With Hamhavaie, the stage reminds us of a cooking segment. The women individually cook throughout the story as they speak: cake, kabob. And halva - a confection made of flour, sugar, rose water and saffron served at funerals. But in the final scenes, the cooked food which they have spent the entire time preparing is thrown into the rubbish bin. All except Elham Korda’s halva – which is set out on what seems a grave.

“We took cooking, and the kitchen, as the symbol of life and womanhood,” says Mahiyan, moving long delicate fingers in rhythm with her words, her black hair and red highlights flowing loosely from beneath her grey-green shawl.When you love someone, you want to share a meal with them, you think about what to prepare. But their meals are thrown away, their love reaches no conclusion.”

Hamhavaie is not just well told, it is clever. Where censorship is rampant and taboos plenty, it says everything it needs to say. “When you place your finger on the weaknesses of any society, it will have its difficulty,” says Mahiyan. “I too was worried about the obstacles we might face, but we were very careful about how we said things and, surprisingly, we faced almost no obstacles of that sort.”

The excitement of the pre-show crowd, as the audience huddles together on a cold night in the lobby of Shams Theatre, recalls the exuberant air of theatre in the 1990s. “We had a golden age of theatre and cinema, in the 1990s,” Mahiyan recalls, “because people in administrative positions did not give themselves the right to inject their personal opinions into artists’ work. Ever since, it’s been a roller coaster, going up and down.”

Hamhavaie speaks of war and women’s experience of war outside the cliches prevalent in public space.
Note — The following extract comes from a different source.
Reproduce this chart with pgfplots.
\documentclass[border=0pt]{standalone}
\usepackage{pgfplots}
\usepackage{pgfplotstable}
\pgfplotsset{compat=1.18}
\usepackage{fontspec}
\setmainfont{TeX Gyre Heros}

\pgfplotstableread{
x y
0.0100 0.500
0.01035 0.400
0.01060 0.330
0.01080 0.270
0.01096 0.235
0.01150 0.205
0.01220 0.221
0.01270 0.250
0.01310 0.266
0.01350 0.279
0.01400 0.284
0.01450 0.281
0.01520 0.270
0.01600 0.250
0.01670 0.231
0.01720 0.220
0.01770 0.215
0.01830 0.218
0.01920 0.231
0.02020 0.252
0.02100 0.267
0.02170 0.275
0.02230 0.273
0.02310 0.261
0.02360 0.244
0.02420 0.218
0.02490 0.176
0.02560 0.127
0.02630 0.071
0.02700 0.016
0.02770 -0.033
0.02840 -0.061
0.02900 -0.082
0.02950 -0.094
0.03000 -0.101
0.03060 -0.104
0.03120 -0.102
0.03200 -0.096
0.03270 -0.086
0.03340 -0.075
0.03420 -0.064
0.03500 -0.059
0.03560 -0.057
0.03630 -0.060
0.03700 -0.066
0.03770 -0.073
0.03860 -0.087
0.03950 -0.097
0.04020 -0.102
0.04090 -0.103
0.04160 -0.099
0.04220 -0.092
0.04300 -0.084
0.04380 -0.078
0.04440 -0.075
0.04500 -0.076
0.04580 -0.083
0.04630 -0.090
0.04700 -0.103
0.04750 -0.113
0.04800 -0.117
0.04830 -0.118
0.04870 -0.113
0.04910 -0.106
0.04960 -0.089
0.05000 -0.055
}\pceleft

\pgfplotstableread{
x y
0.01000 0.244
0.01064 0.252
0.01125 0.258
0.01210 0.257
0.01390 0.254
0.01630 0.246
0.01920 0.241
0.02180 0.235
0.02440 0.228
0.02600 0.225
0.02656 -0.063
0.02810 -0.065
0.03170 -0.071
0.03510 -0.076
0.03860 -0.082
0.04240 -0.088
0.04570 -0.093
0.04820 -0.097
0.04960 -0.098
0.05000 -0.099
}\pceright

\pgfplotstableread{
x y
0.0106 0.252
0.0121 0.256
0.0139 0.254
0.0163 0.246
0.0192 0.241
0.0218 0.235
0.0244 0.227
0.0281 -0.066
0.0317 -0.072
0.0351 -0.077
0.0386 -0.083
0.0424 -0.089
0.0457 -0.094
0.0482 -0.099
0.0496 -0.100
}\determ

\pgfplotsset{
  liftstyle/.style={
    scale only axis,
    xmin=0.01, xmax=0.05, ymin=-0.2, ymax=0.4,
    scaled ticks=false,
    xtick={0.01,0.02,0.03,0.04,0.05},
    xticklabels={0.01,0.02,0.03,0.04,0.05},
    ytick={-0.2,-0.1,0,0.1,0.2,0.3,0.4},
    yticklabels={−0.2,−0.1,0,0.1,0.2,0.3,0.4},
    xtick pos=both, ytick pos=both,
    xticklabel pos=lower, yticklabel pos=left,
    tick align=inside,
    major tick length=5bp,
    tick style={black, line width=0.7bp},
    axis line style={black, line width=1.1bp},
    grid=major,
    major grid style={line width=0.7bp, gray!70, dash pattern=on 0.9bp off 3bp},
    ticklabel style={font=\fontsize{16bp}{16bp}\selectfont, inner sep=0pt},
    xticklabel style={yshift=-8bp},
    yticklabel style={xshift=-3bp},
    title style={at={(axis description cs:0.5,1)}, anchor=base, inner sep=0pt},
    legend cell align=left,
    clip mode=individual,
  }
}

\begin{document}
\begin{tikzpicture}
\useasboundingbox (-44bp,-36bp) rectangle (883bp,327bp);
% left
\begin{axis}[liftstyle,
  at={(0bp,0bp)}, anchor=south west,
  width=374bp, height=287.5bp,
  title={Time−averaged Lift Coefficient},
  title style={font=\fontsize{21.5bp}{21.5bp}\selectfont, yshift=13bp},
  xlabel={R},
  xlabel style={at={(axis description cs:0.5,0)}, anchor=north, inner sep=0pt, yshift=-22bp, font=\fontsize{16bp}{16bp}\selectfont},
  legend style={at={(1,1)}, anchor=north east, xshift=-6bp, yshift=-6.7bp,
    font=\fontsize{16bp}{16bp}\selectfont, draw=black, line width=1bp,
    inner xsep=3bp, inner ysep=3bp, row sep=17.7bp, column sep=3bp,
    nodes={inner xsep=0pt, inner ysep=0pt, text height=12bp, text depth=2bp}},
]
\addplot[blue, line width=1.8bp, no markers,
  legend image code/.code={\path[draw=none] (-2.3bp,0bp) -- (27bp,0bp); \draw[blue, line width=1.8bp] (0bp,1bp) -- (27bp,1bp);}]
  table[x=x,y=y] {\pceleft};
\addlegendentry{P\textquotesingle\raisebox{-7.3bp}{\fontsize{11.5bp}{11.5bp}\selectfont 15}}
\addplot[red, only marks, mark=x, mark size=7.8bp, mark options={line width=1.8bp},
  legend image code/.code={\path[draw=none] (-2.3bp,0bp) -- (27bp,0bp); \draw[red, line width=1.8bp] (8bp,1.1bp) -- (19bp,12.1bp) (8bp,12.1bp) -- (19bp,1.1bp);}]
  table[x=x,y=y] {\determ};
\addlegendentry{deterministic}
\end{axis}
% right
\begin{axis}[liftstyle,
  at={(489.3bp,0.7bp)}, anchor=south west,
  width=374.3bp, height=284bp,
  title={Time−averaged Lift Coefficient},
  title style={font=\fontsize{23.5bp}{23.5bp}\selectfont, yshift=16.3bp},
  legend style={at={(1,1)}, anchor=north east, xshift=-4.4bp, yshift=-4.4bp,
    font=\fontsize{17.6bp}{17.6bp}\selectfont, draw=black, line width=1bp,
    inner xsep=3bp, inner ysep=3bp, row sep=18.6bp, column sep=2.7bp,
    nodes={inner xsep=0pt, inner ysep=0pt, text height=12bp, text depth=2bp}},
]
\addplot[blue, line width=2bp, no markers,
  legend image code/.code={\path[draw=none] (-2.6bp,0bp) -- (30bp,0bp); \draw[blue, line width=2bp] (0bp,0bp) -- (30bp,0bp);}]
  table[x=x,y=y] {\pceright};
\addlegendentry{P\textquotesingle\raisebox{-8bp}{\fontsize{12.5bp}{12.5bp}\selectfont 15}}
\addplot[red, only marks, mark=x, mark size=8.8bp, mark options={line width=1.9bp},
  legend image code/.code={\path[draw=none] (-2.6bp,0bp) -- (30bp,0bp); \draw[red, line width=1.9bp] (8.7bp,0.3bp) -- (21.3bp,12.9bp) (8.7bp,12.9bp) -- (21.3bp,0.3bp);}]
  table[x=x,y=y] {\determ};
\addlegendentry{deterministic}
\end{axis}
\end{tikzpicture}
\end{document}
War is neither glorified, justified nor condemned: it is “peeked at”, as the programme suggests. “To speak of a martyr’s wife was of course a sensitive issue,” says Mahiyan. “But I believe that to be a family of a martyr is an absolute truth in this country, one that needs to be told from the inside.”

Families of martyrs have seen the play, she continues, and told her that it was beautiful if painful to watch. Mahnaz Daliri Fard was interviewed for the writing of her own segment and saw the performance. “She enjoyed it immensely,” says Mahiyan.

Mahnaz Daliri Fard is the only one of the three women still living. The extensive research of writer Mahin Sadri included film archives, and interviews with Abdolsamad Khorramshahi, lawyer of Shahla Jahed, and with the coach, climbing team and peers of Leyla Esfandiari.

Perhaps, in the end, what makes Hamhavaie so powerful is the collision of fiction and reality in its exploration of these lives and lost loves. In the final scene, we hear jets flying above and see Elham Korda lying in darkness on her husband’s grave. Her life and love are encapsulated in a plate of halva. No matter how much we prepare for a meal, we can never know for certain if it will be shared.